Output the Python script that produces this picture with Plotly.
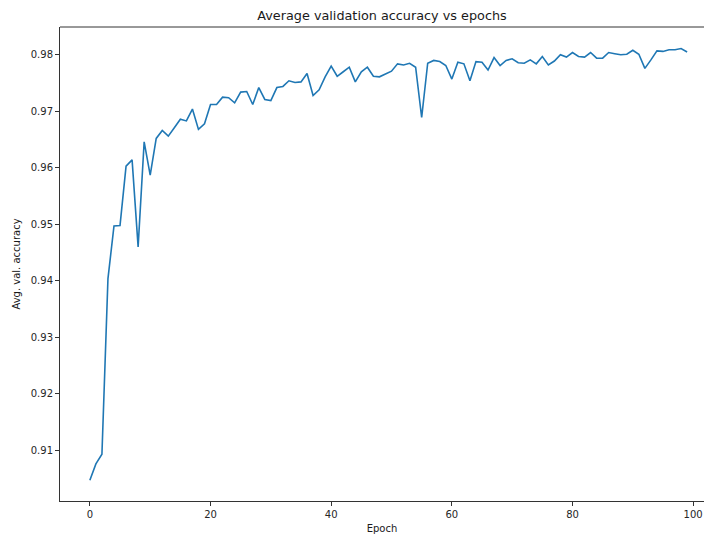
import plotly.graph_objects as go

epochs = list(range(100))
accuracy = [
    0.9047, 0.9076, 0.9093, 0.9404, 0.9497, 0.9498, 0.9603, 0.9614, 0.9460, 0.9646,
    0.9587, 0.9652, 0.9666, 0.9656, 0.9671, 0.9686, 0.9683, 0.9704, 0.9668, 0.9678,
    0.9712, 0.9712, 0.9725, 0.9724, 0.9715, 0.9734, 0.9735, 0.9712, 0.9742, 0.9721,
    0.9719, 0.9742, 0.9744, 0.9754, 0.9751, 0.9752, 0.9767, 0.9728, 0.9738, 0.9761,
    0.9780, 0.9762, 0.9770, 0.9778, 0.9752, 0.9770, 0.9778, 0.9762, 0.9761, 0.9766,
    0.9771, 0.9784, 0.9782, 0.9785, 0.9778, 0.9689, 0.9785, 0.9790, 0.9788, 0.9781,
    0.9757, 0.9787, 0.9784, 0.9754, 0.9788, 0.9787, 0.9773, 0.9795, 0.9781, 0.9790,
    0.9793, 0.9786, 0.9785, 0.9791, 0.9784, 0.9797, 0.9782, 0.9789, 0.9800, 0.9796,
    0.9804, 0.9797, 0.9796, 0.9804, 0.9794, 0.9794, 0.9804, 0.9802, 0.9800, 0.9801,
    0.9808, 0.9801, 0.9776, 0.9791, 0.9807, 0.9806, 0.9809, 0.9809, 0.9811, 0.9805,
]
x_ticks = [0, 20, 40, 60, 80, 100]
y_ticks = [0.91, 0.92, 0.93, 0.94, 0.95, 0.96, 0.97, 0.98]

fig = go.Figure()
fig.add_trace(go.Scatter(x=epochs, y=accuracy, mode="lines",
                         line=dict(color="#1f77b4", width=1.6), showlegend=False))

font = "DejaVu Sans"
fig.update_layout(
    width=704, height=534,
    margin=dict(l=60, r=0, t=27, b=33),
    paper_bgcolor="white", plot_bgcolor="white",
    title=dict(text="Average validation accuracy vs epochs", x=0.5, xanchor="center",
               xref="paper", y=1 - 16 / 534, yanchor="middle",
               font=dict(family=font, size=12.8, color="#1a1a1a")),
    font=dict(family=font, size=10, color="#262626"),
)
# top spine (no right spine, as in the reference crop)
fig.add_shape(type="line", xref="paper", yref="paper", x0=0, x1=1, y0=1, y1=1,
              line=dict(color="#333333", width=1))
fig.update_xaxes(
    range=[-4.95, 101.8], tickvals=x_ticks, ticktext=[str(v) for v in x_ticks],
    showgrid=False, zeroline=False, showline=True, linecolor="#333333", linewidth=1,
    mirror=False, ticks="outside", ticklen=4, tickcolor="#333333",
    title=dict(text="Epoch", standoff=7, font=dict(family=font, size=10, color="#1a1a1a")),
)
fig.update_yaxes(
    range=[0.90103, 0.98492], tickvals=y_ticks, ticktext=[f"{v:.2f}" for v in y_ticks],
    showgrid=False, zeroline=False, showline=True, linecolor="#333333", linewidth=1,
    ticks="outside", ticklen=4, tickcolor="#333333",
    title=dict(text="Avg. val. accuracy", standoff=8, font=dict(family=font, size=10, color="#1a1a1a")),
)
fig.write_html("out.html")
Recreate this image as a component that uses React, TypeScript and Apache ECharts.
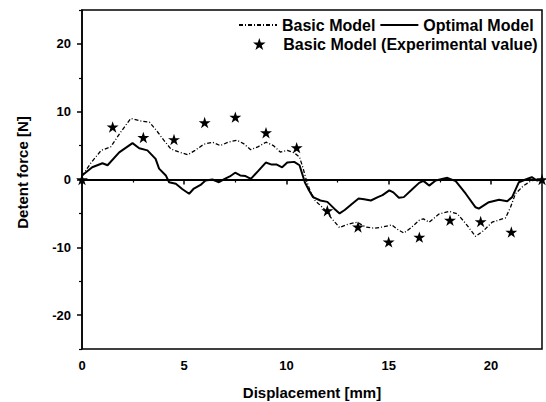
import React, { useEffect, useRef } from 'react';
import * as echarts from 'echarts';

const basicModel: [number, number][] = [
  [0, 0.5], [0.45, 2.5], [0.94, 4.3], [1.4, 4.8], [1.85, 6.8], [2.38, 9.0], [2.9, 8.6], [3.3, 8.45],
  [3.65, 7.2], [4.0, 5.8], [4.35, 4.5], [4.7, 4.1], [5.18, 3.65], [5.53, 4.3], [5.96, 5.2], [6.38, 5.5],
  [6.76, 5.0], [7.15, 5.5], [7.57, 5.8], [7.9, 5.3], [8.25, 4.4], [8.6, 4.8], [9.0, 5.5], [9.36, 5.0],
  [9.7, 4.05], [10.04, 4.3], [10.4, 3.9], [10.64, 3.3], [10.8, 1.8], [10.98, -0.15], [11.15, -1.6],
  [11.4, -3.1], [11.83, -4.3], [12.17, -5.6], [12.6, -7.1], [13.0, -6.6], [13.45, -6.3], [13.87, -7.0],
  [14.3, -7.2], [14.7, -7.0], [15.15, -6.7], [15.4, -7.3], [15.74, -7.9], [16.1, -7.1], [16.5, -6.0],
  [16.7, -5.8], [16.98, -6.3], [17.46, -5.1], [17.95, -4.7], [18.36, -5.06], [18.77, -6.5], [19.25, -8.4],
  [19.66, -7.5], [20.06, -6.3], [20.72, -5.65], [20.96, -4.1], [21.2, -2.1], [21.6, -0.9], [22.0, -0.15],
  [22.5, 0],
];

const optimalModel: [number, number][] = [
  [0, 0.6], [0.5, 1.8], [1.0, 2.4], [1.25, 2.1], [1.82, 4.0], [2.47, 5.36], [2.8, 4.6], [3.2, 4.3],
  [3.6, 3.05], [3.77, 1.6], [4.1, 0.6], [4.26, -0.4], [4.59, -0.64], [4.9, -1.4], [5.24, -2.1],
  [5.45, -1.4], [5.8, -0.8], [6.04, -0.15], [6.38, 0], [6.7, -0.4], [6.98, 0.1], [7.23, 0.45],
  [7.49, 1.0], [7.74, 0.6], [8.0, 0.5], [8.26, 0.1], [8.6, 1.2], [8.99, 2.5], [9.28, 2.2], [9.53, 2.2],
  [9.79, 1.8], [10.04, 2.5], [10.38, 2.6], [10.64, 2.1], [10.9, -0.4], [11.1, -1.6], [11.3, -2.6],
  [11.66, -3.1], [12.0, -3.3], [12.34, -4.3], [12.6, -5.0], [12.85, -4.5], [13.2, -3.6], [13.53, -2.8],
  [13.8, -2.9], [14.13, -3.1], [14.47, -2.6], [14.7, -2.3], [15.03, -1.6], [15.23, -1.9], [15.5, -2.7],
  [15.74, -2.6], [16.1, -1.6], [16.49, -0.5], [16.7, -0.2], [16.98, -0.9], [17.3, -0.15], [17.87, 0.25],
  [18.28, -0.25], [18.77, -2.1], [19.25, -4.1], [19.41, -4.3], [19.9, -3.35], [20.4, -3.0], [20.8, -3.2],
  [21.04, -2.6], [21.37, -0.4], [21.7, 0], [22.0, 0.34], [22.25, -0.15], [22.5, 0],
];

const experimental: [number, number][] = [
  [0, 0], [1.5, 7.75], [3, 6.2], [4.5, 5.9], [6, 8.4], [7.5, 9.2], [9, 6.9], [10.5, 4.7],
  [12, -4.6], [13.5, -7.0], [15, -9.2], [16.5, -8.5], [18, -6.0], [19.5, -6.2], [21, -7.75], [22.5, 0],
];

const xLabelValues = [0, 5, 10, 15, 20];
const xMinorValues = [2.5, 7.5, 12.5, 17.5, 22.5];
const yLabelValues = [-20, -10, 0, 10, 20];
const yMinorValues = [-25, -15, -5, 5, 15, 25];

const STAR =
  'path://M50,0L61.2,34.5L97.6,34.5L68.2,55.9L79.4,90.5L50,69.1L20.6,90.5L31.8,55.9L2.4,34.5L38.8,34.5Z';

const FONT = "'Liberation Sans', Arial, Helvetica, sans-serif";

export default function App() {
  const ref = useRef<HTMLDivElement>(null);

  useEffect(() => {
    if (!ref.current) return;
    const chart = echarts.init(ref.current, null, { renderer: 'svg' });
    const black = '#000';
    const tickLabel = { color: black, fontFamily: FONT, fontWeight: 'bold' as const, fontSize: 13 };
    const nameStyle = { color: black, fontFamily: FONT, fontWeight: 'bold' as const, fontSize: 15 };
    const legendText = { color: black, fontFamily: FONT, fontWeight: 'bold' as const, fontSize: 16 };

    chart.setOption({
      animation: false,
      grid: {
        left: 82,
        right: 4,
        top: 10,
        bottom: 53,
        show: true,
        borderColor: black,
        borderWidth: 1.5,
        backgroundColor: 'transparent',
        containLabel: false,
        outerBoundsMode: 'none',
      },
      legend: [
        {
          left: 233,
          top: 12,
          itemWidth: 38,
          itemHeight: 14,
          itemGap: 4,
          data: ['Basic Model', 'Optimal Model'],
          itemStyle: { color: 'rgba(0,0,0,0)', borderWidth: 0, opacity: 0 },
          textStyle: legendText,
        },
        {
          left: 248,
          top: 31,
          itemWidth: 38,
          itemHeight: 12,
          data: [{ name: 'Basic Model (Experimental value)', icon: STAR }],
          textStyle: legendText,
        },
      ],
      xAxis: [
        {
          type: 'value',
          min: 0,
          max: 22.5,
          position: 'bottom',
          name: 'Displacement [mm]',
          nameLocation: 'middle',
          nameGap: 36,
          nameTextStyle: nameStyle,
          axisLine: { show: true, lineStyle: { color: black, width: 1.5 } },
          axisTick: { show: true, length: 5, customValues: xLabelValues, lineStyle: { color: black, width: 1.5 } },
          axisLabel: { customValues: xLabelValues, margin: 10, ...tickLabel },
          splitLine: { show: false },
        },
        {
          type: 'value',
          min: 0,
          max: 22.5,
          position: 'bottom',
          axisLine: { show: false },
          axisTick: { show: true, length: 3, customValues: xMinorValues, lineStyle: { color: black, width: 1.2 } },
          axisLabel: { show: false },
          splitLine: { show: false },
        },
      ],
      yAxis: [
        {
          type: 'value',
          min: -25,
          max: 25,
          position: 'left',
          name: 'Detent force [N]',
          nameLocation: 'middle',
          nameGap: 52,
          nameTextStyle: { ...nameStyle, padding: [0, 0, 0, 14] },
          axisLine: { show: true, lineStyle: { color: black, width: 1.5 } },
          axisTick: { show: true, length: 5, customValues: yLabelValues, lineStyle: { color: black, width: 1.5 } },
          axisLabel: { customValues: yLabelValues, margin: 11, ...tickLabel },
          splitLine: { show: false },
        },
        {
          type: 'value',
          min: -25,
          max: 25,
          position: 'left',
          axisLine: { show: false },
          axisTick: { show: true, length: 3, customValues: yMinorValues, lineStyle: { color: black, width: 1.2 } },
          axisLabel: { show: false },
          splitLine: { show: false },
        },
      ],
      series: [
        {
          name: 'Basic Model',
          type: 'line',
          data: basicModel,
          symbol: 'none',
          lineStyle: { color: black, width: 1.3, type: [4, 2, 1, 2] },
          itemStyle: { color: black },
          z: 3,
        },
        {
          name: 'Optimal Model',
          type: 'line',
          data: optimalModel,
          symbol: 'none',
          lineStyle: { color: black, width: 2 },
          itemStyle: { color: black },
          z: 4,
          markLine: {
            silent: true,
            symbol: ['none', 'none'],
            label: { show: false },
            lineStyle: { color: black, width: 2, type: 'solid' },
            data: [{ yAxis: 0 }],
          },
        },
        {
          name: 'Basic Model (Experimental value)',
          type: 'scatter',
          data: experimental,
          symbol: STAR,
          symbolSize: 12,
          symbolKeepAspect: true,
          itemStyle: { color: black, opacity: 1 },
          z: 5,
        },
      ],
    });

    return () => chart.dispose();
  }, []);

  return (
    <div
      ref={ref}
      style={{ position: 'fixed', left: 0, top: 0, width: 546, height: 402, background: '#fff' }}
    />
  );
}
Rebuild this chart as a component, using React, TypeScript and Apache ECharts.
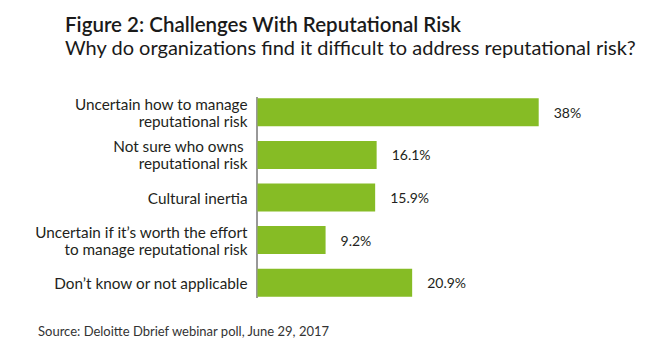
━━━━━━━━━━━━━━━━━━━━
[Stated task] Retype the records above word for word, from their first line through the line containing "import plotly.graph_objects as go", and leave out every picture.

[Complete response]
Output the Python script that produces this picture with Plotly.
import plotly.graph_objects as go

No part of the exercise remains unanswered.